Judge Willem van der Linde said in his ruling on Monday: “Neither a school governing body nor a public school may lawfully hold out that it subscribes to only a single particular religion to the exclusion of others.”

In May, the Organisation for Religious Education and Democracy brought an application to the high court asking it to rule against having one dominant religion observed at public schools.

The organisation, reported the African News Agency, brought the application against six schools: Laerskool Randhart, Laerskool Baanbreker, Laerskool Garsfontein, Hoërskool Linden, Hoërskool Oudtshoorn and Oudtshoorn Gimnasium, arguing that religious practices at these schools resulted in the suppression of scientific teachings of evolution, and a religious ethos that was a form of coercion and an abuse of pupils’ rights.

Van der Linde said public spaces were not “rarefied spaces” but public ones which needed to help to achieve “universal and non-discriminatory access to education”.

The judge also said the constitution demanded that provision for religious policies and observances needed to be conducted on a “free and voluntary, and equitable” basis.

“In this country, our diversity is celebrated, not tolerated.”

Van der Linde questioned if it would be acceptable if a public school, through rules laid down by the school governing body, held out that it was “exclusively a Jewish, or a Christian, or a Muslim, or a Buddhist, or an atheist, school”.

“Accepting a notional feeder community of 100% single religion parents, could it ever pass muster of the need for a national democratic respect for our country’s diverse cultural and religious traditions for that school to brand itself as adhering to that particular single faith to the exclusion of others?”

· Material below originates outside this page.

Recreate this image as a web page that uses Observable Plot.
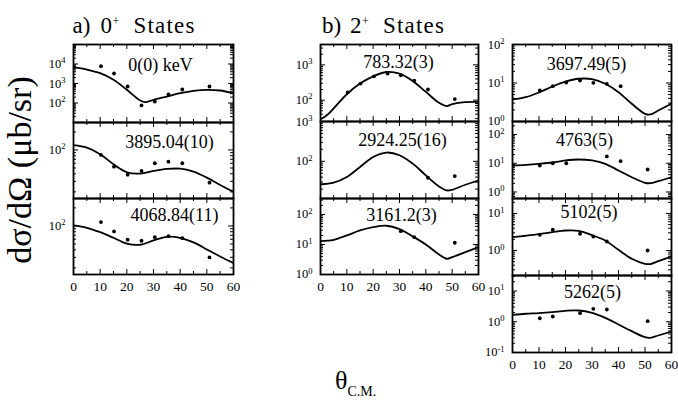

The national department of education said the ruling was consistent with its own policy, informed by the South African Schools Act and the constitution, that no one religion should be promoted above another.

“The aim is not to ban religious practices in schools but about protecting children and emphasising that schools should engage in religion education rather than religious instruction and not promote one religion over another,” said a spokesperson for the department.

Chairperson of the National Association of School Governing Bodies, Motsamai Lekata, said the organisation welcomed the “progressive” judgment. 

He said today’s pupils would interact with a far “more pluralistic society” and that schools were the one place where different religions met. 

“South Africa is one nation but its people believe in many gods. This, if implemented correctly, will teach our pupils tolerance, diversity, equality and justice,” Lekata said.

South African Muslim Network chairperson Dr Faisal Suliman said fostering a culture of inclusion should be a “natural, human inclination”.

“We are trying to build social cohesion. How do we do that? We try to understand each other: it starts here, at our schools. This will go a long way in eradicating extremism too.”

He praised the judgment for its values of mutual tolerance and acceptance.

Ashwin Trikamjee, president of the Hindu Maha Sabha, said that – especially 23 years after the advent of democracy – this kind of case should not be coming before the courts.

“We very often hear complaints from disgruntled parents about this exclusion. It should not be happening in this day and age.”

It was not the responsibility of schools to teach children about their faith, said chairperson for the Diakonia Council of Churches, the Reverend Ian Booth.

“This is for places of worship to do. We would support this judgment as it is in keeping with our constitution.”

The ChristianView Network did not approve of the ruling and said it confused the “constitutional affirmation of unity in diversity with the positive requirement of celebrating diversity”.  

“In other words, tolerance of other religions does not imply a need to ‘celebrate’ multi-faith observances, with which most people of faith have a strong objection.”